● **Data shown**
**********

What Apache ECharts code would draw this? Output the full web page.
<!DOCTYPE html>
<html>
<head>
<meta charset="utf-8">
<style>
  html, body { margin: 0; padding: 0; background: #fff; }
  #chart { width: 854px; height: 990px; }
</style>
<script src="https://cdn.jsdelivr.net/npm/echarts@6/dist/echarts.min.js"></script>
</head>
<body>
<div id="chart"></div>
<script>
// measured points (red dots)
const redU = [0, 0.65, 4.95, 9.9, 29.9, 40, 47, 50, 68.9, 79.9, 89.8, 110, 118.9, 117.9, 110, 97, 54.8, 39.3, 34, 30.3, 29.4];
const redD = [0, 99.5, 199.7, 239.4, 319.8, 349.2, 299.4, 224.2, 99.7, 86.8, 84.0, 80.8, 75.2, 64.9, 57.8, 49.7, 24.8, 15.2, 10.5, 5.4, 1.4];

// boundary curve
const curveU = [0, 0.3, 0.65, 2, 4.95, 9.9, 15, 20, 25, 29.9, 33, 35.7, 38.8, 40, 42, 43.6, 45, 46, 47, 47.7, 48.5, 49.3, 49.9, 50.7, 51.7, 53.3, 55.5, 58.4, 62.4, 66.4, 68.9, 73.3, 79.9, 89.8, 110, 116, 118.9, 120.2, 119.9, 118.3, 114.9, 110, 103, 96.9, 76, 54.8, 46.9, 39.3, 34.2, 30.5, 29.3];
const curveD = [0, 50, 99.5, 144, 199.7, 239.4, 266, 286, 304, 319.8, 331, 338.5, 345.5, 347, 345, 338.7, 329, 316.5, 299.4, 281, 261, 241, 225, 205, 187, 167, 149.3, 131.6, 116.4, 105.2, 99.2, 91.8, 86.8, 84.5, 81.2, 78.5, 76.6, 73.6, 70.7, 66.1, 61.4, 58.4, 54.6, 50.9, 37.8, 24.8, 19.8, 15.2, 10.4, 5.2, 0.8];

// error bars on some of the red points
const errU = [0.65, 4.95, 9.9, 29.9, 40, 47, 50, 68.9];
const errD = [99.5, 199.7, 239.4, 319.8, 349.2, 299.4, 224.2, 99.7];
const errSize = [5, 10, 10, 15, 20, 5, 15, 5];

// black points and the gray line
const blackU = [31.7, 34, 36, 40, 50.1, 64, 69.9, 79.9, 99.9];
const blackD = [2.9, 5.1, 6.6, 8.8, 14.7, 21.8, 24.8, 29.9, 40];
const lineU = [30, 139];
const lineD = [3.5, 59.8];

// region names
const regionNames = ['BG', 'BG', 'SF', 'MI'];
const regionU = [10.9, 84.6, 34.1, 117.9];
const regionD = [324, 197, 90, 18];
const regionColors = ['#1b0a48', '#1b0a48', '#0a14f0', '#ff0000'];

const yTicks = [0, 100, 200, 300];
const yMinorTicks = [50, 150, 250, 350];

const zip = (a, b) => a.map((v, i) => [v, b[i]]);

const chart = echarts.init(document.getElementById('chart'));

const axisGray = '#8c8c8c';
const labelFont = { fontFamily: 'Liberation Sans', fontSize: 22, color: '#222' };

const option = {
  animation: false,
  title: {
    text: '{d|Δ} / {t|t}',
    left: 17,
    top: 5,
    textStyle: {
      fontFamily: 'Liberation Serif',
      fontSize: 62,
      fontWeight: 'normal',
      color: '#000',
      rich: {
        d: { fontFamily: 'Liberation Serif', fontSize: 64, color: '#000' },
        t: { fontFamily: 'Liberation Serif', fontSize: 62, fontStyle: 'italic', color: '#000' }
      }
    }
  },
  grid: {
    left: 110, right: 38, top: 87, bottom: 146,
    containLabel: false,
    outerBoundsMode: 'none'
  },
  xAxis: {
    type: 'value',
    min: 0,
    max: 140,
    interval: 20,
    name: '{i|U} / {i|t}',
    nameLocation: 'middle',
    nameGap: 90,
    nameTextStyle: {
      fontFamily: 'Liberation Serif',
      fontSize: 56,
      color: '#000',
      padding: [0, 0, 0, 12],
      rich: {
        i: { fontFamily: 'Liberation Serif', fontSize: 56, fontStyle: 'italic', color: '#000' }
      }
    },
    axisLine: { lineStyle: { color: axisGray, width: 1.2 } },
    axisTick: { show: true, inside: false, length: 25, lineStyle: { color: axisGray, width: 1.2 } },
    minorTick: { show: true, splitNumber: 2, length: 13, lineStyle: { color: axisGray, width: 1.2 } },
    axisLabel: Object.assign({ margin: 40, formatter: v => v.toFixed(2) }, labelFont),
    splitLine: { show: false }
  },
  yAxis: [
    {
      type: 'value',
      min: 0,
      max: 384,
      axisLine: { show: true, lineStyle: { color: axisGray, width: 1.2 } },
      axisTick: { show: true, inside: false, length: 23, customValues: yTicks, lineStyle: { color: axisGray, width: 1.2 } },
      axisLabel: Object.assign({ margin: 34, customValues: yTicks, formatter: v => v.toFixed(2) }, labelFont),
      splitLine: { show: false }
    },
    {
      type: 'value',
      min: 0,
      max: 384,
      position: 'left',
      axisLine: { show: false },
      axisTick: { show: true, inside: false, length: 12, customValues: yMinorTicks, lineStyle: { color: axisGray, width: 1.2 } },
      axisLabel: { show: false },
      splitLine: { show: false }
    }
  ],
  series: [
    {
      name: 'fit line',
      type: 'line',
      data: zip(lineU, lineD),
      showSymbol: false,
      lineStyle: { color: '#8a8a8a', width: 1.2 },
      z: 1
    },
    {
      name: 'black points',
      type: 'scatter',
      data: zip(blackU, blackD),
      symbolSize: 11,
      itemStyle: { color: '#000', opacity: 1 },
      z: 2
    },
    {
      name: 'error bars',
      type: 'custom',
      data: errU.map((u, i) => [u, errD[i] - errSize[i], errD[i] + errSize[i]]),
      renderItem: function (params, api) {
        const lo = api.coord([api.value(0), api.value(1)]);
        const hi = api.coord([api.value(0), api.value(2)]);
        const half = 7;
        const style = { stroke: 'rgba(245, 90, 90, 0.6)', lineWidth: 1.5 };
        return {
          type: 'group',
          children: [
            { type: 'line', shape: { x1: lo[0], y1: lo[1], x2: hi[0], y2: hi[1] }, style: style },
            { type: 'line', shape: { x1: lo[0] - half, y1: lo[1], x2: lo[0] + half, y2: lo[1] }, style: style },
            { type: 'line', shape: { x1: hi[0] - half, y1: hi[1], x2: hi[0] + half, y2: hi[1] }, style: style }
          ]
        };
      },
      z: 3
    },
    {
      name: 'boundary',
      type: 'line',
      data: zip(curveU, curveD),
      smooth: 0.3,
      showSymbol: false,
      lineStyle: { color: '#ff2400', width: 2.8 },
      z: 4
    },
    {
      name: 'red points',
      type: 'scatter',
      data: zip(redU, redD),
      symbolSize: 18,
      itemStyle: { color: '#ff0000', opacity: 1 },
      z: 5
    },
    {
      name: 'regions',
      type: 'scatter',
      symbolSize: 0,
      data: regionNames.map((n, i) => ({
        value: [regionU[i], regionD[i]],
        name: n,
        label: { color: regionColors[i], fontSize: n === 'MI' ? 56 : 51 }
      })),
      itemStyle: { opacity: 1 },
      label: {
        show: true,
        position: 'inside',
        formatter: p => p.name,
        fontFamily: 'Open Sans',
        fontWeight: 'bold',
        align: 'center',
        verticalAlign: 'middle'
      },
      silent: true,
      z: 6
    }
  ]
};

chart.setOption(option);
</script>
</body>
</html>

**********

● **Work to complete**
Recite the full listing above exactly.

● **Solution for this problem**
What Apache ECharts code would draw this? Output the full web page.
<!DOCTYPE html>
<html>
<head>
<meta charset="utf-8">
<style>
  html, body { margin: 0; padding: 0; background: #fff; }
  #chart { width: 854px; height: 990px; }
</style>
<script src="https://cdn.jsdelivr.net/npm/echarts@6/dist/echarts.min.js"></script>
</head>
<body>
<div id="chart"></div>
<script>
// measured points (red dots)
const redU = [0, 0.65, 4.95, 9.9, 29.9, 40, 47, 50, 68.9, 79.9, 89.8, 110, 118.9, 117.9, 110, 97, 54.8, 39.3, 34, 30.3, 29.4];
const redD = [0, 99.5, 199.7, 239.4, 319.8, 349.2, 299.4, 224.2, 99.7, 86.8, 84.0, 80.8, 75.2, 64.9, 57.8, 49.7, 24.8, 15.2, 10.5, 5.4, 1.4];

// boundary curve
const curveU = [0, 0.3, 0.65, 2, 4.95, 9.9, 15, 20, 25, 29.9, 33, 35.7, 38.8, 40, 42, 43.6, 45, 46, 47, 47.7, 48.5, 49.3, 49.9, 50.7, 51.7, 53.3, 55.5, 58.4, 62.4, 66.4, 68.9, 73.3, 79.9, 89.8, 110, 116, 118.9, 120.2, 119.9, 118.3, 114.9, 110, 103, 96.9, 76, 54.8, 46.9, 39.3, 34.2, 30.5, 29.3];
const curveD = [0, 50, 99.5, 144, 199.7, 239.4, 266, 286, 304, 319.8, 331, 338.5, 345.5, 347, 345, 338.7, 329, 316.5, 299.4, 281, 261, 241, 225, 205, 187, 167, 149.3, 131.6, 116.4, 105.2, 99.2, 91.8, 86.8, 84.5, 81.2, 78.5, 76.6, 73.6, 70.7, 66.1, 61.4, 58.4, 54.6, 50.9, 37.8, 24.8, 19.8, 15.2, 10.4, 5.2, 0.8];

// error bars on some of the red points
const errU = [0.65, 4.95, 9.9, 29.9, 40, 47, 50, 68.9];
const errD = [99.5, 199.7, 239.4, 319.8, 349.2, 299.4, 224.2, 99.7];
const errSize = [5, 10, 10, 15, 20, 5, 15, 5];

// black points and the gray line
const blackU = [31.7, 34, 36, 40, 50.1, 64, 69.9, 79.9, 99.9];
const blackD = [2.9, 5.1, 6.6, 8.8, 14.7, 21.8, 24.8, 29.9, 40];
const lineU = [30, 139];
const lineD = [3.5, 59.8];

// region names
const regionNames = ['BG', 'BG', 'SF', 'MI'];
const regionU = [10.9, 84.6, 34.1, 117.9];
const regionD = [324, 197, 90, 18];
const regionColors = ['#1b0a48', '#1b0a48', '#0a14f0', '#ff0000'];

const yTicks = [0, 100, 200, 300];
const yMinorTicks = [50, 150, 250, 350];

const zip = (a, b) => a.map((v, i) => [v, b[i]]);

const chart = echarts.init(document.getElementById('chart'));

const axisGray = '#8c8c8c';
const labelFont = { fontFamily: 'Liberation Sans', fontSize: 22, color: '#222' };

const option = {
  animation: false,
  title: {
    text: '{d|Δ} / {t|t}',
    left: 17,
    top: 5,
    textStyle: {
      fontFamily: 'Liberation Serif',
      fontSize: 62,
      fontWeight: 'normal',
      color: '#000',
      rich: {
        d: { fontFamily: 'Liberation Serif', fontSize: 64, color: '#000' },
        t: { fontFamily: 'Liberation Serif', fontSize: 62, fontStyle: 'italic', color: '#000' }
      }
    }
  },
  grid: {
    left: 110, right: 38, top: 87, bottom: 146,
    containLabel: false,
    outerBoundsMode: 'none'
  },
  xAxis: {
    type: 'value',
    min: 0,
    max: 140,
    interval: 20,
    name: '{i|U} / {i|t}',
    nameLocation: 'middle',
    nameGap: 90,
    nameTextStyle: {
      fontFamily: 'Liberation Serif',
      fontSize: 56,
      color: '#000',
      padding: [0, 0, 0, 12],
      rich: {
        i: { fontFamily: 'Liberation Serif', fontSize: 56, fontStyle: 'italic', color: '#000' }
      }
    },
    axisLine: { lineStyle: { color: axisGray, width: 1.2 } },
    axisTick: { show: true, inside: false, length: 25, lineStyle: { color: axisGray, width: 1.2 } },
    minorTick: { show: true, splitNumber: 2, length: 13, lineStyle: { color: axisGray, width: 1.2 } },
    axisLabel: Object.assign({ margin: 40, formatter: v => v.toFixed(2) }, labelFont),
    splitLine: { show: false }
  },
  yAxis: [
    {
      type: 'value',
      min: 0,
      max: 384,
      axisLine: { show: true, lineStyle: { color: axisGray, width: 1.2 } },
      axisTick: { show: true, inside: false, length: 23, customValues: yTicks, lineStyle: { color: axisGray, width: 1.2 } },
      axisLabel: Object.assign({ margin: 34, customValues: yTicks, formatter: v => v.toFixed(2) }, labelFont),
      splitLine: { show: false }
    },
    {
      type: 'value',
      min: 0,
      max: 384,
      position: 'left',
      axisLine: { show: false },
      axisTick: { show: true, inside: false, length: 12, customValues: yMinorTicks, lineStyle: { color: axisGray, width: 1.2 } },
      axisLabel: { show: false },
      splitLine: { show: false }
    }
  ],
  series: [
    {
      name: 'fit line',
      type: 'line',
      data: zip(lineU, lineD),
      showSymbol: false,
      lineStyle: { color: '#8a8a8a', width: 1.2 },
      z: 1
    },
    {
      name: 'black points',
      type: 'scatter',
      data: zip(blackU, blackD),
      symbolSize: 11,
      itemStyle: { color: '#000', opacity: 1 },
      z: 2
    },
    {
      name: 'error bars',
      type: 'custom',
      data: errU.map((u, i) => [u, errD[i] - errSize[i], errD[i] + errSize[i]]),
      renderItem: function (params, api) {
        const lo = api.coord([api.value(0), api.value(1)]);
        const hi = api.coord([api.value(0), api.value(2)]);
        const half = 7;
        const style = { stroke: 'rgba(245, 90, 90, 0.6)', lineWidth: 1.5 };
        return {
          type: 'group',
          children: [
            { type: 'line', shape: { x1: lo[0], y1: lo[1], x2: hi[0], y2: hi[1] }, style: style },
            { type: 'line', shape: { x1: lo[0] - half, y1: lo[1], x2: lo[0] + half, y2: lo[1] }, style: style },
            { type: 'line', shape: { x1: hi[0] - half, y1: hi[1], x2: hi[0] + half, y2: hi[1] }, style: style }
          ]
        };
      },
      z: 3
    },
    {
      name: 'boundary',
      type: 'line',
      data: zip(curveU, curveD),
      smooth: 0.3,
      showSymbol: false,
      lineStyle: { color: '#ff2400', width: 2.8 },
      z: 4
    },
    {
      name: 'red points',
      type: 'scatter',
      data: zip(redU, redD),
      symbolSize: 18,
      itemStyle: { color: '#ff0000', opacity: 1 },
      z: 5
    },
    {
      name: 'regions',
      type: 'scatter',
      symbolSize: 0,
      data: regionNames.map((n, i) => ({
        value: [regionU[i], regionD[i]],
        name: n,
        label: { color: regionColors[i], fontSize: n === 'MI' ? 56 : 51 }
      })),
      itemStyle: { opacity: 1 },
      label: {
        show: true,
        position: 'inside',
        formatter: p => p.name,
        fontFamily: 'Open Sans',
        fontWeight: 'bold',
        align: 'center',
        verticalAlign: 'middle'
      },
      silent: true,
      z: 6
    }
  ]
};

chart.setOption(option);
</script>
</body>
</html>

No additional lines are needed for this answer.